The LTTE's track record of striking during election time, as in 1994 and 1999, does not rule out the possibility of yet another blood-splattered election campaign.
A beginning of a polarisation of sorts is on the cards with strands of opinion emerging on how the talks should be held with the LTTE - if at all they are held - and whether a move away from the unitary state is required to end the conflict.
At a broad level, Chandrika Kumaratunga's idea is that the talks should focus on the core issues of the conflict and any interim solution should be linked to the final outcome, which would be a move away from the unitary state. If the SLFP and the JVP strike an alliance (on August 29, the JVP offered its conditional support to Mahinda Rajapakse), this concept would come under test.
This position, that the conflict should be sorted out, contrasts with the UNP's thinking that the secessionists require management and working with, in a manner in which the LTTE could be mainstreamed. A commonality between the two main parties is that they largely endorse a move away from the unitary polity for conflict resolution.

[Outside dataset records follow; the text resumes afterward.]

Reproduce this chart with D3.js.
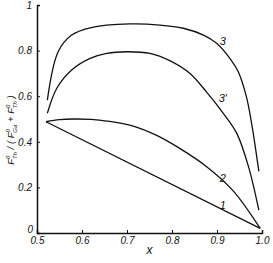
<!DOCTYPE html>
<html>
<head>
<meta charset="utf-8">
<script src="https://cdn.jsdelivr.net/npm/d3@7"></script>
<style>
  body { margin: 0; background: #fff; }
  text { font-family: "Liberation Sans", Arial, sans-serif; font-style: italic; fill: #111; }
</style>
</head>
<body>
<script>
// Data
var curve1X = [0.52, 0.996];
var curve1Y = [0.488, 0.02];

var curve2X = [0.52, 0.55, 0.581, 0.62, 0.655, 0.714, 0.766, 0.818, 0.877, 0.936, 0.996];
var curve2Y = [0.488, 0.497, 0.500, 0.498, 0.491, 0.469, 0.428, 0.370, 0.291, 0.185, 0.02];

var curve3X = [0.523, 0.547, 0.577, 0.618, 0.707, 0.773, 0.825, 0.870, 0.899, 0.929, 0.947, 0.965, 0.977, 0.993];
var curve3Y = [0.583, 0.795, 0.868, 0.900, 0.917, 0.912, 0.898, 0.868, 0.832, 0.765, 0.708, 0.600, 0.480, 0.27];

var curve3pX = [0.523, 0.544, 0.577, 0.618, 0.655, 0.699, 0.751, 0.796, 0.840, 0.877, 0.914, 0.944, 0.970, 0.993];
var curve3pY = [0.525, 0.635, 0.715, 0.766, 0.788, 0.795, 0.788, 0.755, 0.700, 0.618, 0.525, 0.437, 0.291, 0.10];

var curveNames = ["1", "2", "3", "3\u2032"];
var labelX = [0.913, 0.913, 0.913, 0.913];
var labelY = [0.12, 0.24, 0.84, 0.59];

var xTicks = [0.5, 0.6, 0.7, 0.8, 0.9, 1.0];
var yTicks = [0, 0.2, 0.4, 0.6, 0.8, 1];

// Skalaer
var width = 273, height = 263;
var xScale = d3.scaleLinear().domain([0.5, 1.0]).range([37, 262]);
var yScale = d3.scaleLinear().domain([0, 1]).range([233, 5]);

var svg = d3.select("body").append("svg").attr("width", width).attr("height", height);

// Kurver
var series = [
  {x: curve1X, y: curve1Y},
  {x: curve2X, y: curve2Y},
  {x: curve3X, y: curve3Y},
  {x: curve3pX, y: curve3pY}
];
var line = d3.line()
  .x(function(d) { return xScale(d[0]); })
  .y(function(d) { return yScale(d[1]); })
  .curve(d3.curveCatmullRom.alpha(0.5));

svg.selectAll(".curve")
  .data(series)
  .enter()
  .append("path")
  .attr("class", "curve")
  .attr("d", function(s) { return line(d3.zip(s.x, s.y)); })
  .attr("fill", "none")
  .attr("stroke", "#111")
  .attr("stroke-width", 1.3);

svg.selectAll(".clabel")
  .data(curveNames)
  .enter()
  .append("text")
  .attr("class", "clabel")
  .attr("x", function(d, i) { return xScale(labelX[i]); })
  .attr("y", function(d, i) { return yScale(labelY[i]); })
  .attr("text-anchor", "middle")
  .attr("dy", "0.35em")
  .attr("font-size", 11)
  .text(function(d) { return d; });

// Akser
var xAxis = d3.axisBottom(xScale).tickValues(xTicks).tickSize(-3).tickPadding(5)
  .tickFormat(function(d) { return d3.format(".1f")(d); });
var yAxis = d3.axisLeft(yScale).tickValues(yTicks).tickSize(-3).tickPadding(5)
  .tickFormat(function(d) { return d === 0 || d === 1 ? d : d3.format(".1f")(d); });

var gx = svg.append("g").attr("transform", "translate(0,233)").call(xAxis);
var gy = svg.append("g").attr("transform", "translate(37,0)").call(yAxis);

[gx, gy].forEach(function(g) {
  g.select(".domain").attr("stroke", "#111").attr("stroke-width", 1.5);
  g.selectAll(".tick line").attr("stroke", "#111").attr("stroke-width", 1);
  g.selectAll(".tick text").attr("font-size", 10).attr("font-family", "Liberation Sans, Arial, sans-serif")
    .attr("font-style", "italic").attr("fill", "#111");
});
// "0" sits in the corner
gy.selectAll(".tick text").filter(function(d) { return d === 0; }).attr("dy", "-0.1em").attr("x", -4);
gx.selectAll(".tick text").attr("dy", "0.6em");

// Aksetitler
svg.append("text")
  .attr("x", xScale(0.75))
  .attr("y", 254)
  .attr("text-anchor", "middle")
  .attr("font-size", 12)
  .attr("font-family", "DejaVu Serif, serif")
  .text("x");

var yl = svg.append("text")
  .attr("transform", "translate(14,130) rotate(-90)")
  .attr("text-anchor", "middle")
  .attr("font-size", 9.5);
function term(sel, base, sub) {
  sel.append("tspan").text(base);
  sel.append("tspan").attr("font-size", 6).attr("dy", -4).text("0");
  sel.append("tspan").attr("font-size", 6).attr("dx", -3.5).attr("dy", 7).text(sub);
  sel.append("tspan").attr("dy", -3).text(" ");
}
term(yl, "F", "Th");
yl.append("tspan").text("/ ( ");
term(yl, "F", "Ga");
yl.append("tspan").text("+ ");
term(yl, "F", "Th");
yl.append("tspan").text(")");
</script>
</body>
</html>
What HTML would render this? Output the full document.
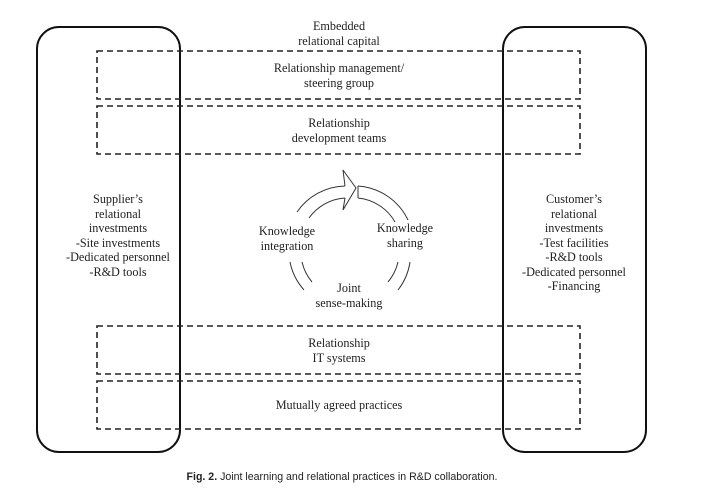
<!DOCTYPE html>
<html><head><style>
body{margin:0;background:#fff;width:701px;height:495px;overflow:hidden;font-family:"Liberation Serif",serif;color:#222}
.t{position:absolute;text-align:center;font-size:12.2px;line-height:14.5px;width:300px;margin-left:-150px}
</style></head><body>
<svg width="701" height="495" style="position:absolute;left:0;top:0">
<g fill="none" stroke="#111" stroke-width="2">
<rect x="37" y="27" width="143" height="425" rx="22"/>
<rect x="503" y="27" width="143" height="425" rx="22"/>
</g>
<g fill="none" stroke="#222" stroke-width="1.6" stroke-dasharray="6,4">
<rect x="97" y="51" width="483" height="48"/>
<rect x="97" y="106" width="483" height="48"/>
<rect x="97" y="326" width="483" height="48"/>
<rect x="97" y="381" width="483" height="48"/>
</g>
<g fill="none" stroke="#333" stroke-width="1">
<path d="M297 212 A60 60 0 0 1 345 186"/>
<path d="M309 218 A48 48 0 0 1 345 198"/>
<path d="M345 186 L343 170 L356 188 L343 210 L345 198"/>
<path d="M358 186 A60 60 0 0 1 408 220 M358 198 A48 48 0 0 1 395 222 M358 186 L358 198"/>
<path d="M410 262 A60 60 0 0 1 398 290 M398 262 A48 48 0 0 1 388 282"/>
<path d="M290 262 A60 60 0 0 0 304 290 M302 262 A48 48 0 0 0 312 282"/>
</g>
</svg>
<div class="t" style="left:339px;top:19px">Embedded<br>relational capital</div>
<div class="t" style="left:339px;top:61px">Relationship management/<br>steering group</div>
<div class="t" style="left:339px;top:116px">Relationship<br>development teams</div>
<div class="t" style="left:339px;top:336px">Relationship<br>IT systems</div>
<div class="t" style="left:339px;top:398px">Mutually agreed practices</div>
<div class="t" style="left:287px;top:224px">Knowledge<br>integration</div>
<div class="t" style="left:405px;top:221px">Knowledge<br>sharing</div>
<div class="t" style="left:349px;top:281px">Joint<br>sense-making</div>
<div class="t" style="left:118px;top:192px">Supplier’s<br>relational<br>investments<br>-Site investments<br>-Dedicated personnel<br>-R&amp;D tools</div>
<div class="t" style="left:574px;top:192px">Customer’s<br>relational<br>investments<br>-Test facilities<br>-R&amp;D tools<br>-Dedicated personnel<br>-Financing</div>
<div class="t" style="left:342px;top:470px;width:400px;margin-left:-200px;font-family:'Liberation Sans',sans-serif;font-size:10.6px"><b>Fig. 2.</b> Joint learning and relational practices in R&amp;D collaboration.</div>
</body></html>
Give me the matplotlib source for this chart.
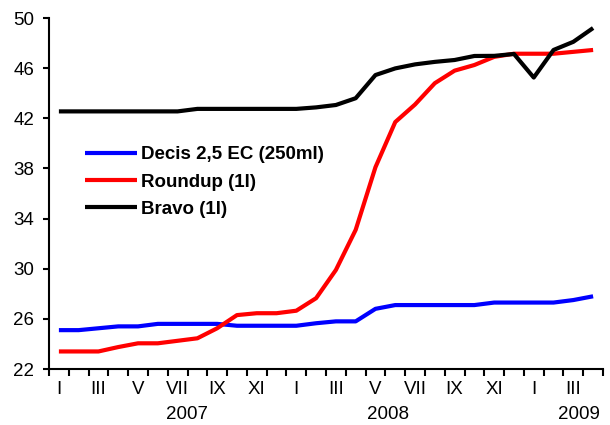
import matplotlib
matplotlib.use("Agg")
import matplotlib.pyplot as plt
import numpy as np

plt.rcParams['font.family'] = ['Liberation Sans', 'DejaVu Sans']

months = list(range(28))
tick_labels = ["I", "III", "V", "VII", "IX", "XI", "I", "III", "V", "VII", "IX", "XI", "I", "III"]
years = ["2007", "2008", "2009"]
year_pos = [6.45, 16.63, 26.28]

decis = [25.1, 25.1, 25.25, 25.4, 25.4, 25.6, 25.6, 25.6, 25.6, 25.45, 25.45, 25.45,
         25.45, 25.65, 25.8, 25.8, 26.8, 27.1, 27.1, 27.1, 27.1, 27.1, 27.3, 27.3,
         27.3, 27.3, 27.5, 27.8]
roundup = [23.4, 23.4, 23.4, 23.75, 24.05, 24.05, 24.25, 24.45, 25.25, 26.3, 26.45, 26.45,
           26.65, 27.65, 29.9, 33.1, 38.1, 41.7, 43.1, 44.8, 45.8, 46.25, 46.9, 47.15,
           47.15, 47.15, 47.3, 47.45]
bravo = [42.55, 42.55, 42.55, 42.55, 42.55, 42.55, 42.55, 42.75, 42.75, 42.75, 42.75, 42.75,
         42.75, 42.87, 43.06, 43.6, 45.45, 45.98, 46.3, 46.5, 46.65, 46.97, 46.98, 47.13,
         45.25, 47.45, 48.1, 49.2]

series = [("Decis 2,5 EC (250ml)", decis, "#0000ff"),
          ("Roundup (1l)", roundup, "#ff0000"),
          ("Bravo (1l)", bravo, "#000000")]

fig = plt.figure(figsize=(6.1, 4.25), dpi=100)
ax = fig.add_axes([49/610, 1-369/425, (603-49)/610, (369-18)/425])

for name, vals, col in series:
    ax.plot(months, vals, color=col, lw=3, label=name, solid_capstyle='butt')

ax.set_xlim(-0.5, 27.5)
ax.set_ylim(22, 50)
ax.set_yticks(np.arange(22, 51, 4))
ax.tick_params(axis='y', direction='out', length=4.5, width=1.5, labelsize=13.5, pad=6)

ax.set_xticks(months[::2])
ax.set_xticklabels(tick_labels)
ax.set_xticks(np.arange(-0.5, 28, 1), minor=True)
ax.tick_params(axis='x', which='major', length=0, labelsize=13.5, pad=9)
ax.tick_params(axis='x', which='minor', direction='out', length=5, width=1.5)

for y, p in zip(years, year_pos):
    ax.text(p, -0.13, y, transform=ax.get_xaxis_transform(), ha='center', va='center', fontsize=13.5)

for s in ['top', 'right']:
    ax.spines[s].set_visible(False)
for s in ['left', 'bottom']:
    ax.spines[s].set_linewidth(1.5)

leg = ax.legend(loc='upper left', bbox_to_anchor=(85/610, 1-146/425), bbox_transform=fig.transFigure,
                frameon=False, prop={'weight': 'bold', 'size': 13.5}, handlelength=2.8,
                handletextpad=0.2, labelspacing=0.55, borderpad=0, borderaxespad=0)

fig.savefig("out.png", dpi=100)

A third strand of thought is articulated by the JVP and the JHU. These two parties oppose any talks with the Tigers, particularly after the assassination of Kadirgamar, and see parleys with the rebels as a trap best avoided by the Sri Lankan state.
Simple though it may appear, this line-up does not in any way mean that the SLFP and the UNP would make common cause, based on their non-unitary outlook. Nor have the JVP and the JHU shown any indications of coming together.